Nur um das noch mal festzuhalten: Es geht nicht darum, die Herkunft von Straftätern zu verschweigen. Natürlich müssen Medien weiter über „Außergewöhnliches“ berichten können. Aber etwas „anderes als die Vergrößerung des Außergewöhnlichen ist die Verzerrung“, so Hestermann. Es gehört zur Sorgfaltspflicht von Journalisten und Redaktionen, von Fall zu Fall abzuwägen, ob die Herkunft genannt wird. „Reine Neugier ist kein geeigneter Maßstab“, sagt auch der Presserat.

„Heißt der Tatverdächtige Jan, bleibt die Nationalität unerwähnt.“

Wie schwierig das ist, zeigt das Beispiel der „Messerangriffe“. So berichtet zum Beispiel die Deutsche Presseagentur über die Nationalität von Messerangreifern, wenn die Taten „in großer Öffentlichkeit stattfinden, Kinder verletzt werden oder es Hinweise auf einen politischen, religiösen oder kulturellen Hintergrund gibt“.

Nur scheinen alle diese „Ausnahmen“ nur bei ausländischen Tätern eine Rolle zu spielen. In Berichten über Messerkriminalität nannten Medien die Herkunft fast immer nur bei Ausländern, wie eine Untersuchung von 2023 zeigte. Obwohl die Hälfte aller Tatverdächtigen bei Messerangriffen Deutsche sind. „Heißt der Tatverdächtige etwa Siegfried, Jan oder Hartmut, bleibt die Nationalität unerwähnt“, fasst Hestermann zusammen.

Nachgeben gegenüber rechtem Druck

Ein weiterer Grund liegt bei der Polizei: Die Polizeibehörden in Nordrhein-Westfalen und Bayern haben dieses Jahr erklärt, sie wollten ab jetzt immer die Herkunft von Tatverdächtigen nennen – also bei Ausländern wie bei Deutschen. Die Behörden begründeten das mit der „Diskussion über die Nationalität von Tatverdächtigen in den sozialen Medien“. Man wolle so mehr Transparenz erreichen.

Der Presserat warnte vor dieser Schein-Transparenz.
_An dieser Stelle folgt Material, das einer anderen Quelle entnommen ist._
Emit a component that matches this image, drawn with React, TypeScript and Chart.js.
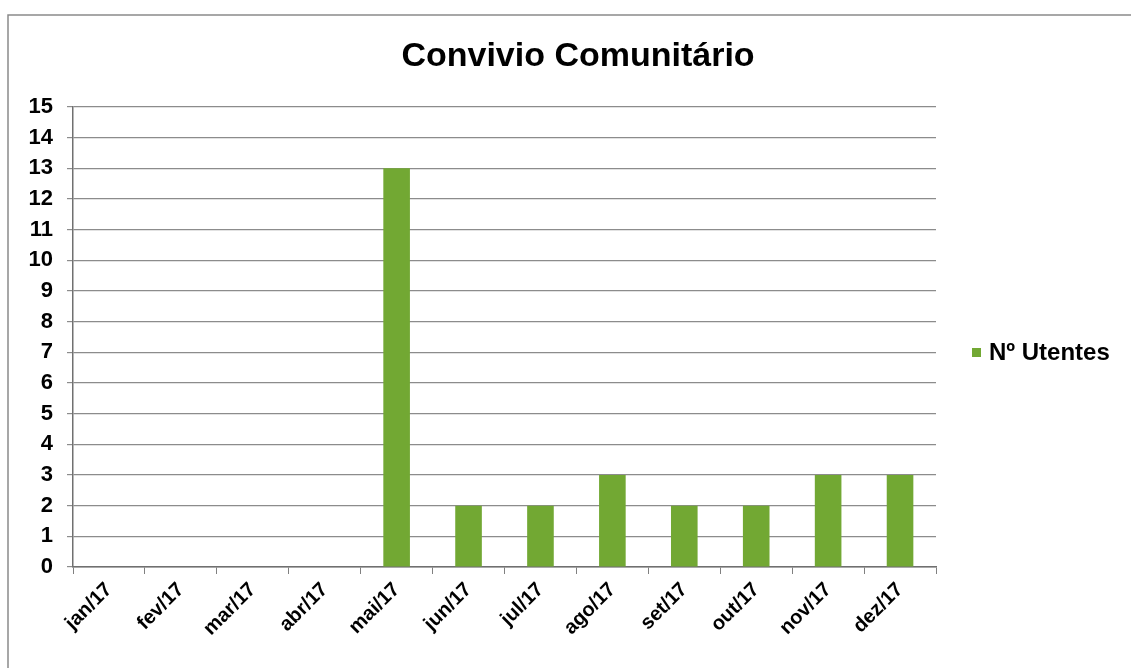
import React, { useEffect, useRef } from "react";
import { Chart, registerables } from "chart.js";

Chart.register(...registerables);

const categories = ["jan/17", "fev/17", "mar/17", "abr/17", "mai/17", "jun/17", "jul/17", "ago/17", "set/17", "out/17", "nov/17", "dez/17"];
const utentes = [0, 0, 0, 0, 13, 2, 2, 3, 2, 2, 3, 3];
const seriesName = "Nº Utentes";
const chartTitle = "Convivio Comunitário";
const yMin = 0;
const yMax = 15;

const FONT = "'Liberation Sans', Arial, sans-serif";
const BAR_COLOR = "#72a833";

const decorPlugin = {
  id: "decor",
  beforeDraw(chart: any) {
    const ctx = chart.ctx;
    ctx.save();
    ctx.strokeStyle = "#8a8a8a";
    ctx.lineWidth = 1.5;
    ctx.beginPath();
    ctx.moveTo(8, 668);
    ctx.lineTo(8, 15);
    ctx.lineTo(1131, 15);
    ctx.stroke();
    ctx.fillStyle = "#000";
    ctx.font = "bold 34px " + FONT;
    ctx.textAlign = "center";
    ctx.textBaseline = "alphabetic";
    ctx.fillText(chartTitle, 578, 66);
    // legend
    const label = chart.data.datasets[0].label;
    ctx.fillStyle = chart.data.datasets[0].backgroundColor;
    ctx.fillRect(972, 348, 9, 9);
    ctx.fillStyle = "#000";
    ctx.font = "bold 24px " + FONT;
    ctx.textAlign = "left";
    ctx.textBaseline = "middle";
    ctx.fillText(label, 989, 353);
    ctx.restore();
  },
};

export default function App() {
  const ref = useRef<HTMLCanvasElement | null>(null);
  useEffect(() => {
    if (!ref.current) return;
    const chart = new Chart(ref.current, {
      type: "bar",
      data: {
        labels: categories,
        datasets: [
          {
            label: seriesName,
            data: utentes,
            backgroundColor: BAR_COLOR,
            borderWidth: 0,
            barPercentage: 0.37,
            categoryPercentage: 1,
          },
        ],
      },
      options: {
        animation: false,
        responsive: false,
        maintainAspectRatio: false,
        layout: { padding: { left: 10, right: 195, top: 107, bottom: 4 } },
        plugins: {
          tooltip: { enabled: false },
          title: { display: false },
          legend: { display: false },
        },
        scales: {
          x: {
            grid: {
              display: true,
              drawOnChartArea: false,
              drawTicks: true,
              tickLength: 7,
              color: "#808080",
              offset: true,
            },
            border: { display: true, color: "#707070", width: 1.5 },
            ticks: {
              color: "#000",
              maxRotation: 45,
              minRotation: 45,
              autoSkip: false,
              padding: 4,
              font: { family: FONT, size: 20, weight: "bold" },
            },
            afterFit(scale: any) {
              scale.height = 97;
            },
          },
          y: {
            min: yMin,
            max: yMax,
            grid: {
              color: "#8c8c8c",
              lineWidth: 1.2,
              drawTicks: true,
              tickLength: 6,
            },
            border: { display: true, color: "#707070", width: 1.5 },
            ticks: {
              stepSize: 1,
              autoSkip: false,
              color: "#000",
              padding: 14,
              font: { family: FONT, size: 22, weight: "bold" },
            },
            afterFit(scale: any) {
              scale.width = 63;
            },
          },
        },
      },
      plugins: [decorPlugin],
    });
    return () => chart.destroy();
  }, []);
  return (
    <div style={{ position: "absolute", left: 0, top: 0, width: 1131, height: 668, background: "#fff" }}>
      <canvas ref={ref} width={1131} height={668} style={{ display: "block" }} />
    </div>
  );
}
Und die neuen Zahlen zeigen: Tatsächlich scheint die vermeintliche Transparenz dazu zu führen, dass Medien immer einseitiger über Straftaten berichten. Eine Einseitigkeit, die direkt rassistischen Vorurteilen und der rechtsextremen AfD in die Hände spielt. Ein Rechtsruck in der Medienlandschaft, den niemand anspricht.